WORK INSTRUCTIONS:
Within the material below, find each line bearing the word "this" and present it.

RECORDED INFORMATION:
** Start **

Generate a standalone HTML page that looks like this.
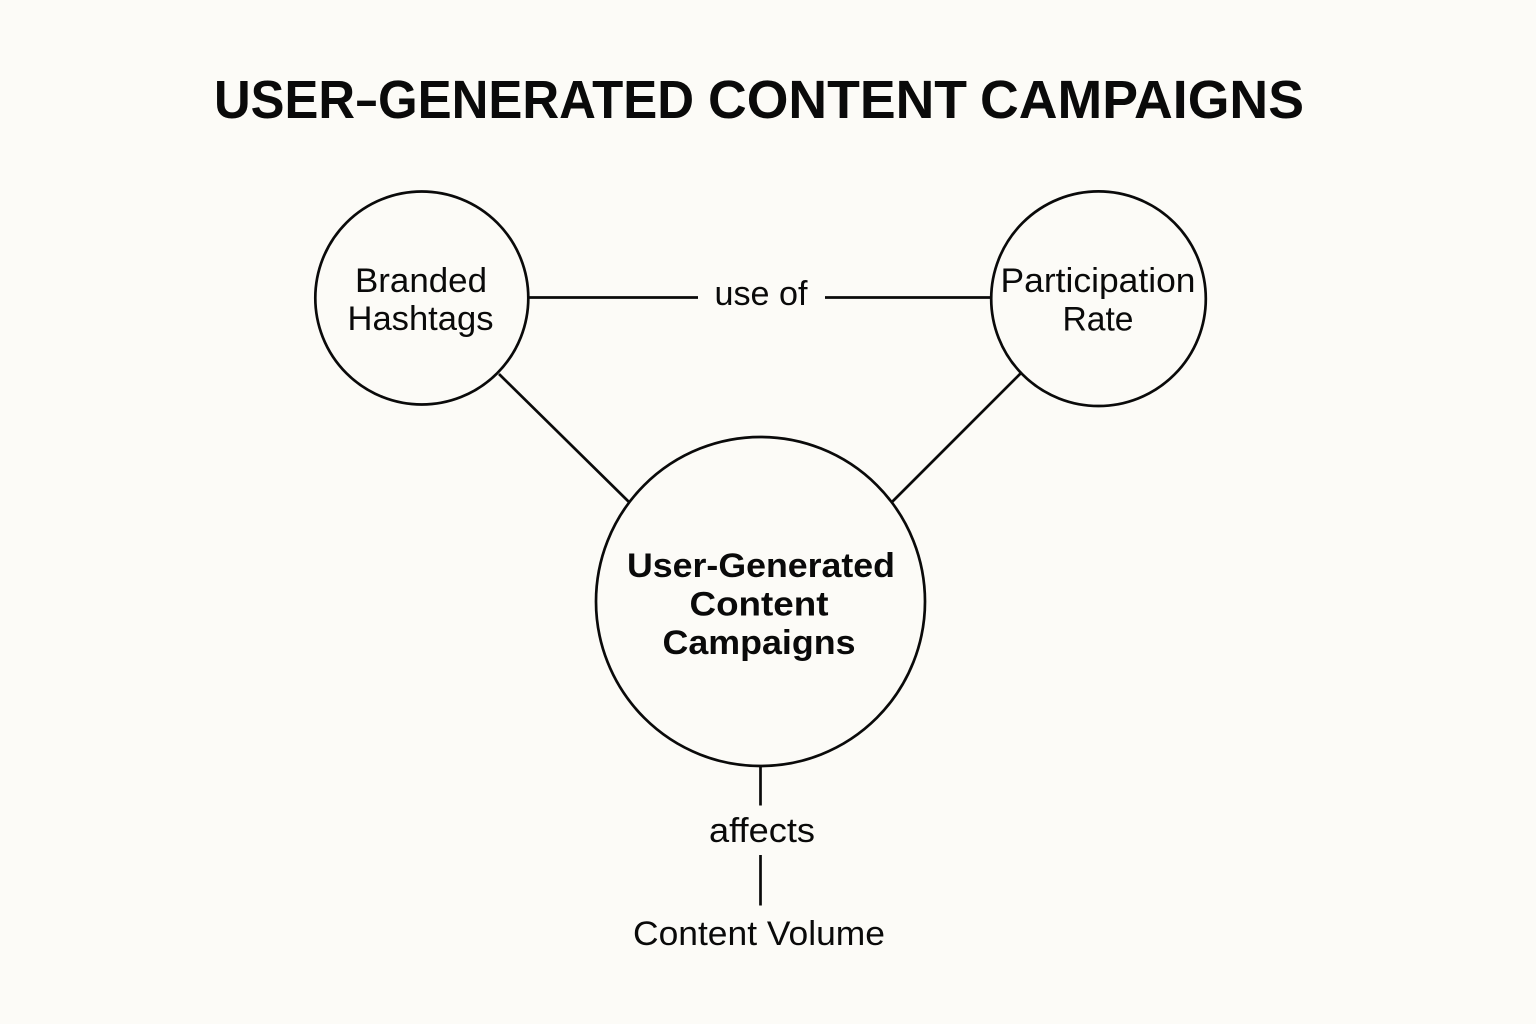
<!DOCTYPE html>
<html>
<head>
<meta charset="utf-8">
<style>
html,body{margin:0;padding:0;background:#fcfbf7;}
svg{display:block;}
text{font-family:"Liberation Sans",sans-serif;fill:#0a0a0a;text-anchor:middle;}
.t{text-anchor:start;}
</style>
</head>
<body>
<svg width="1536" height="1024" viewBox="0 0 1536 1024" xmlns="http://www.w3.org/2000/svg">
<rect width="1536" height="1024" fill="#fcfbf7"/>
<g font-size="54" font-weight="700">
<text class="t" x="214" y="118" textLength="141" lengthAdjust="spacingAndGlyphs">USER</text>
<text class="t" x="356" y="118" textLength="21" lengthAdjust="spacingAndGlyphs">–</text>
<text class="t" x="378" y="118" textLength="316" lengthAdjust="spacingAndGlyphs">GENERATED</text>
<text class="t" x="708" y="118" textLength="259" lengthAdjust="spacingAndGlyphs">CONTENT</text>
<text class="t" x="980" y="118" textLength="324" lengthAdjust="spacingAndGlyphs">CAMPAIGNS</text>
</g>
<g fill="none" stroke="#0a0a0a" stroke-width="2.7">
<circle cx="421.800" cy="298" r="106.500"/>
<circle cx="1098.500" cy="298.700" r="107.300"/>
<circle cx="760.500" cy="601.500" r="164.500"/>
<line x1="529" y1="297.500" x2="698" y2="297.500"/>
<line x1="825" y1="297.500" x2="991" y2="297.500"/>
<line x1="499" y1="374" x2="630" y2="503"/>
<line x1="1021" y1="373" x2="892" y2="502"/>
<line x1="760.500" y1="766" x2="760.500" y2="805.500"/>
<line x1="760.500" y1="855" x2="760.500" y2="905.500"/>
</g>
<g font-size="34">
<text x="421" y="292" textLength="132" lengthAdjust="spacingAndGlyphs">Branded</text>
<text x="420.500" y="330" textLength="146" lengthAdjust="spacingAndGlyphs">Hashtags</text>
<text x="1098" y="292" textLength="195" lengthAdjust="spacingAndGlyphs">Participation</text>
<text x="1098" y="330.500" textLength="71" lengthAdjust="spacingAndGlyphs">Rate</text>
<text x="761" y="305" textLength="93" lengthAdjust="spacingAndGlyphs">use of</text>
<text x="762" y="842" textLength="106" lengthAdjust="spacingAndGlyphs">affects</text>
<text x="759" y="945" textLength="252" lengthAdjust="spacingAndGlyphs">Content Volume</text>
</g>
<g font-size="34" font-weight="700">
<text x="761" y="577" textLength="268" lengthAdjust="spacingAndGlyphs">User-Generated</text>
<text x="759" y="615.500" textLength="139" lengthAdjust="spacingAndGlyphs">Content</text>
<text x="759" y="654" textLength="193" lengthAdjust="spacingAndGlyphs">Campaigns</text>
</g>
</svg>
</body>
</html>
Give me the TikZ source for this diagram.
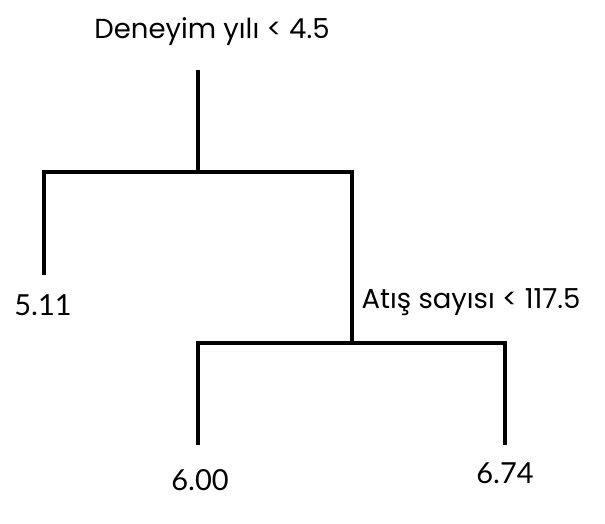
\documentclass[tikz,border=0pt]{standalone}
\usepackage{fontspec}
\setmainfont{Poppins}
\newfontfamily\numfont{Lato}
\begin{document}
\begin{tikzpicture}[x=1pt,y=-1pt,
  branch/.style={line width=3.6pt, line join=miter, line cap=butt, black},
  cond/.style={inner sep=0pt, font=\fontsize{27.5}{32}\selectfont},
  leaf/.style={inner sep=0pt, font=\numfont\fontsize{29}{33}\selectfont}]
\useasboundingbox (0,0) rectangle (605,523);
% labels
\node[cond] (root) at (212,32) {Deneyim yılı < 4.5};
\node[cond] (split) at (471,302) {Atış sayısı < 117.5};
\node[leaf] (l511) at (43,305) {5.11};
\node[leaf] (l600) at (200,480) {6.00};
\node[leaf] (l674) at (505,473) {6.74};
% junction coordinates
\coordinate (rootend) at (198,70);
\coordinate (h1mid) at (198,172);
\coordinate (h1L) at (44,172);
\coordinate (h1R) at (352,172);
\coordinate (e511) at (44,275);
\coordinate (h2mid) at (352,343);
\coordinate (h2L) at (198,343);
\coordinate (h2R) at (505,343);
\coordinate (e600) at (198,445);
\coordinate (e674) at (505,445);
% branches
\draw[branch] (rootend) -- (h1mid);
\draw[branch] (e511) -- (h1L) -- (h1R) -- (h2mid);
\draw[branch] (e600) -- (h2L) -- (h2R) -- (e674);
\end{tikzpicture}
\end{document}
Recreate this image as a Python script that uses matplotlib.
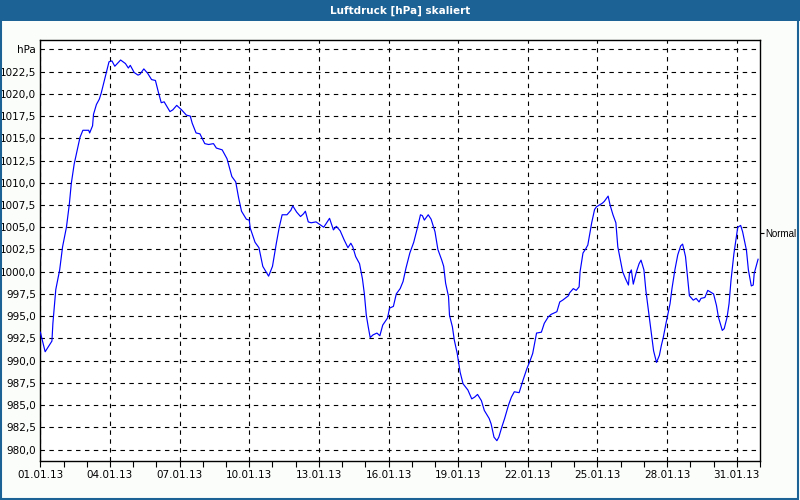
import matplotlib
matplotlib.use("Agg")
import matplotlib.pyplot as plt
from matplotlib.patches import Rectangle
from matplotlib.ticker import MultipleLocator, FixedLocator

# ---------------- data ----------------
TITLE = "Luftdruck [hPa] skaliert"
UNIT = "hPa"
NORMAL_LABEL = "Normal"
NORMAL_VALUE = 1004.4

# hours since 01.01.13 00:00
hours = [0, 5, 12, 13, 16, 20, 23, 27, 30, 32, 35, 38, 41, 44, 50, 51, 54, 55, 58, 61,
         63, 66, 69, 71, 74, 77, 83, 88, 91, 93, 97, 101, 103, 107, 111, 115, 119, 122, 125, 128,
         134, 137, 141, 146, 151, 155, 157, 161, 165, 170, 174, 179, 182, 188, 193, 198, 202, 205, 208, 213,
         216, 217, 222, 226, 230, 236, 240, 244, 247, 250, 255, 259, 261, 265, 269, 272, 274, 277, 280, 285,
         289, 293, 296, 299, 303, 306, 310, 314, 318, 321, 323, 326, 330, 333, 335, 337, 339, 341, 344, 348,
         351, 354, 359, 361, 365, 368, 372, 375, 378, 382, 386, 390, 393, 395, 397, 401, 404, 408, 411, 415,
         417, 419, 422, 423, 426, 428, 431, 434, 437, 442, 446, 449, 452, 456, 459, 464, 466, 469, 472, 474,
         477, 480, 484, 487, 490, 495, 499, 503, 506, 509, 513, 518, 521, 525, 528, 534, 537, 540, 546, 547,
         551, 554, 557, 558, 561, 564, 566, 570, 573, 575, 581, 583, 587, 589, 592, 595, 597, 600, 602, 605,
         608, 609, 611, 613, 616, 619, 621, 624, 626, 629, 632, 634, 637, 640, 642, 644, 647, 651, 653, 656,
         659, 662, 664, 667, 669, 671, 675, 678, 681, 683, 687, 690, 693, 696, 699, 701, 705, 707, 710, 712,
         714, 717, 719, 721, 724, 726, 730, 732, 735, 737, 738, 742]

pressure = [993.2, 991.0, 992.2, 994.2, 998.0, 1000.2, 1002.8, 1005.0, 1007.6, 1009.9, 1012.1, 1013.6, 1015.1, 1015.9, 1015.9, 1015.6, 1016.4, 1017.7, 1018.8, 1019.4,
            1020.1, 1021.4, 1022.7, 1023.6, 1023.7, 1023.1, 1023.8, 1023.4, 1022.9, 1023.2, 1022.4, 1022.1, 1022.2, 1022.8, 1022.3, 1021.6, 1021.5, 1020.2, 1019.0, 1019.1,
            1018.0, 1018.2, 1018.7, 1018.2, 1017.6, 1017.5, 1016.7, 1015.6, 1015.5, 1014.4, 1014.3, 1014.4, 1013.9, 1013.7, 1012.7, 1010.7, 1010.1, 1008.3, 1006.8, 1005.9,
            1005.8, 1004.9, 1003.3, 1002.7, 1000.6, 999.5, 1000.6, 1003.2, 1005.0, 1006.4, 1006.4, 1006.9, 1007.4, 1006.7, 1006.2, 1006.5, 1006.8, 1005.6, 1005.5, 1005.6,
            1005.3, 1005.0, 1005.5, 1006.0, 1004.7, 1005.1, 1004.6, 1003.6, 1002.7, 1003.2, 1002.8, 1001.7, 1000.9, 999.2, 997.5, 995.1, 993.8, 992.6, 992.9, 993.1,
            992.8, 994.0, 994.8, 995.9, 996.1, 997.5, 998.1, 998.9, 1000.4, 1002.1, 1003.3, 1005.0, 1006.4, 1006.3, 1005.8, 1006.4, 1005.9, 1004.5, 1002.5, 1001.3,
            1000.6, 998.7, 997.2, 995.1, 993.8, 992.3, 990.8, 988.7, 987.4, 986.7, 985.7, 985.9, 986.2, 985.5, 984.4, 983.5, 982.9, 981.4, 981.0, 981.4,
            982.5, 983.5, 985.0, 985.9, 986.5, 986.4, 987.8, 989.1, 989.9, 990.8, 993.1, 993.2, 994.2, 994.9, 995.2, 995.5, 996.6, 996.8, 997.3, 997.6,
            998.1, 997.9, 998.3, 1000.0, 1002.1, 1002.6, 1003.0, 1005.5, 1007.0, 1007.3, 1007.7, 1007.9, 1008.5, 1007.5, 1006.4, 1005.5, 1002.8, 1001.1, 1000.0, 999.2,
            998.5, 999.8, 1000.2, 998.6, 999.9, 1000.9, 1001.3, 1000.2, 997.9, 995.3, 992.8, 991.1, 989.8, 990.6, 991.7, 992.6, 994.3, 996.4, 998.1, 1000.2,
            1001.9, 1002.9, 1003.1, 1001.7, 999.5, 997.3, 996.8, 997.0, 996.6, 997.0, 997.1, 997.9, 997.7, 997.5, 996.2, 994.9, 993.4, 993.6, 994.9, 996.4,
            999.0, 1002.0, 1003.5, 1005.0, 1005.2, 1004.5, 1002.4, 1000.2, 998.4, 998.5, 999.8, 1001.4]

x_tick_labels = ["01.01.13", "04.01.13", "07.01.13", "10.01.13", "13.01.13", "16.01.13",
                 "19.01.13", "22.01.13", "25.01.13", "28.01.13", "31.01.13"]
y_tick_values = [980.0, 982.5, 985.0, 987.5, 990.0, 992.5, 995.0, 997.5, 1000.0, 1002.5,
                 1005.0, 1007.5, 1010.0, 1012.5, 1015.0, 1017.5, 1020.0, 1022.5, 1025.0]

# ---------------- figure ----------------
BAR = "#1d6294"
FONT = "DejaVu Sans"
fig = plt.figure(figsize=(8, 5), dpi=100, facecolor="#fbfdfb")

# title bar and frame
fig.patches.append(Rectangle((0, 0.958), 1, 0.042, transform=fig.transFigure,
                             facecolor=BAR, edgecolor="none", zorder=0))
fig.patches.append(Rectangle((0.001, 0.002), 0.997, 0.996, transform=fig.transFigure,
                             facecolor="none", edgecolor=BAR, linewidth=1.5, zorder=1))
fig.text(0.5, 0.979, TITLE, ha="center", va="center", color="white",
         fontsize=7.5, fontweight="bold", family=FONT)

ax = fig.add_axes([0.0504, 0.0786, 0.8996, 0.8414])
ax.set_facecolor("white")
ax.plot(hours, pressure, color="#0000ff", linewidth=0.85, zorder=3)

ax.set_xlim(0, 744)
ax.set_ylim(978.75, 1026.05)

ax.xaxis.set_major_locator(FixedLocator([i * 72 for i in range(len(x_tick_labels))]))
ax.set_xticklabels(x_tick_labels)
ax.xaxis.set_minor_locator(MultipleLocator(24))
ax.set_yticks(y_tick_values)
ax.set_yticklabels([f"{v:.1f}".replace(".", ",") for v in y_tick_values[:-1]] + [UNIT])

ax.tick_params(axis="x", which="both", direction="out", length=4, width=0.8,
               pad=3, labelsize=7.5, colors="black")
ax.tick_params(axis="y", which="both", length=0, pad=3, labelsize=7.5)
for lab in ax.get_xticklabels() + ax.get_yticklabels():
    lab.set_family(FONT)

ax.grid(True, which="major", color="black", linestyle=(0, (4, 4)), linewidth=0.8)
for s in ax.spines.values():
    s.set_color("black")
    s.set_linewidth(1.0)

# right-hand "Normal" marker
ax2 = ax.twinx()
ax2.set_ylim(ax.get_ylim())
ax2.set_yticks([NORMAL_VALUE])
ax2.set_yticklabels([NORMAL_LABEL], family="Liberation Sans")
ax2.tick_params(axis="y", direction="out", length=3, width=0.8, pad=1, labelsize=7)
for s in ax2.spines.values():
    s.set_visible(False)

fig.savefig("out.png", dpi=100, facecolor=fig.get_facecolor())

** End **

COMPLETE OUTPUT:
Generate a standalone HTML page that looks like this.
Give me the TikZ source for this diagram.
Recreate this image as a Python script that uses matplotlib.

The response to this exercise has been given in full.